Abstract

Punk was the explosion of negation in music, with the Sex Pistols announcing ‘No Future’ and the Stranglers ‘No More Heroes’ in 1977. It was also an explosion of visual negations: in fashion, with the work of Vivienne Westwood, on record sleeves and posters, with the work of Jamie Reid, and in the new culture of DIY ’zines. These visual forms of ‘expressive negation’ (Isaacson) deployed ephemeral and transitory forms, including that of the comic strip. In terms of the graphic novel, however, the impact of punk was delayed, as these moments of negation are in conflict with the sustained visual and textual narratives that define the graphic novel. Here I trace the late emergence of punk into the ‘underground’ graphic novel, as writers and artists rework ‘expressive negation’ into more sustained works. Central here is the work of the Manchester-based publisher Savoy, with the Lord Horror and Reverbstorm graphic novels of the 1990s.
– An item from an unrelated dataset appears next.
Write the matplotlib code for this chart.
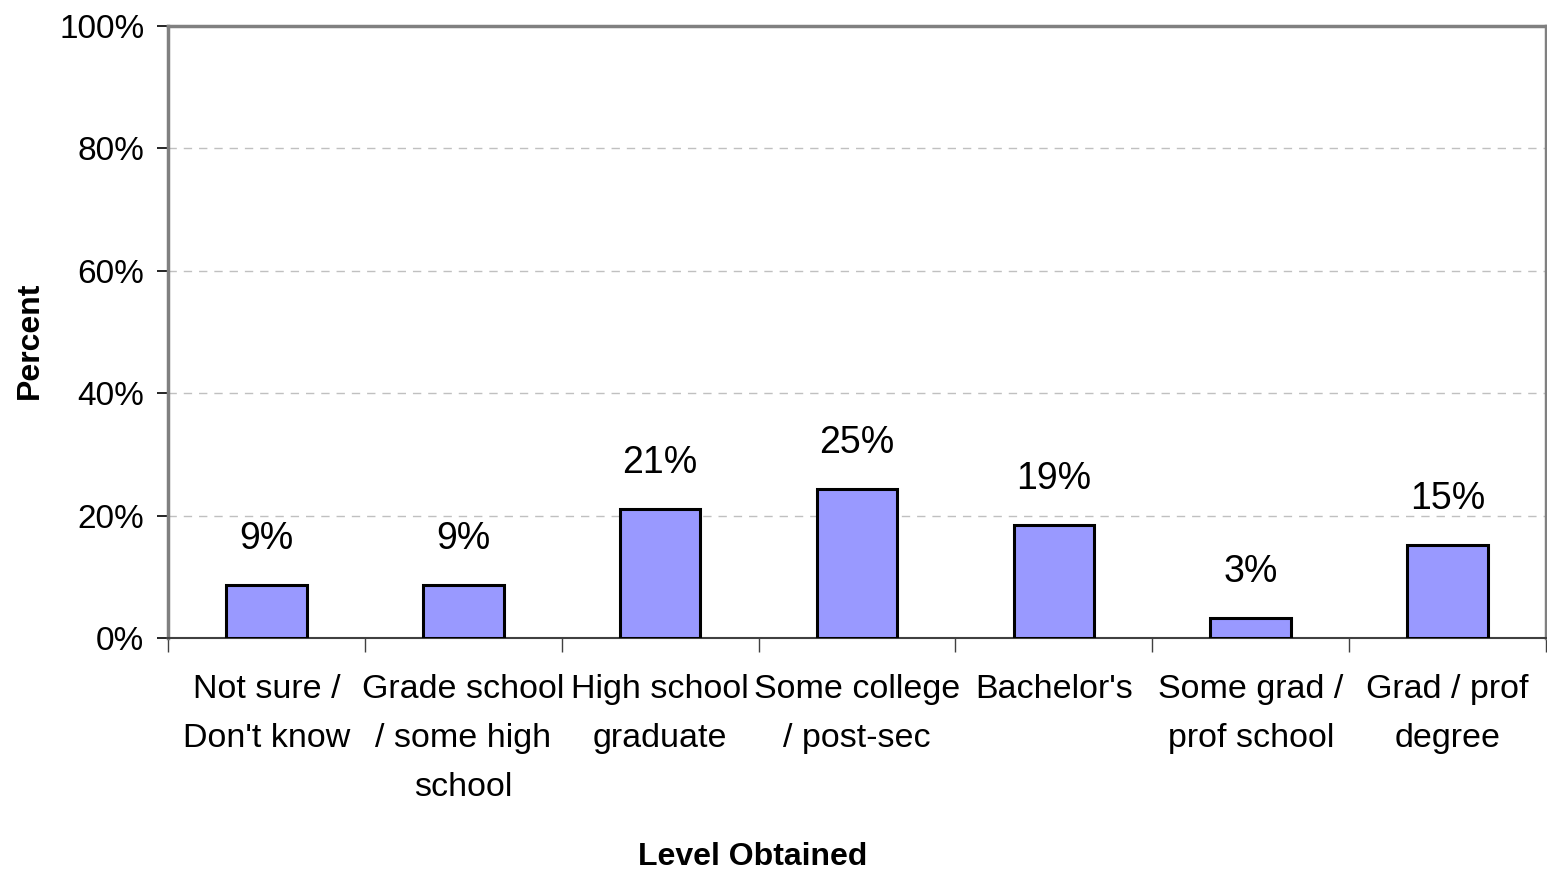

These controversial works probe popular culture and histories of anti-Semitism and fascism, drawing on punk and post-punk engagements with the underside of post-war official culture in the anti-narrative form of a hallucinatory modernism. I also explore the more light-hearted work of Peter Bagge’s Hate, which focuses a jaundiced eye on the Seattle ‘grunge’ scene of the 1990s through a picaresque realism. If punk declared ‘no future’, these works critically probe punk’s gestures of negation and explore the limits of the form of the graphic novel.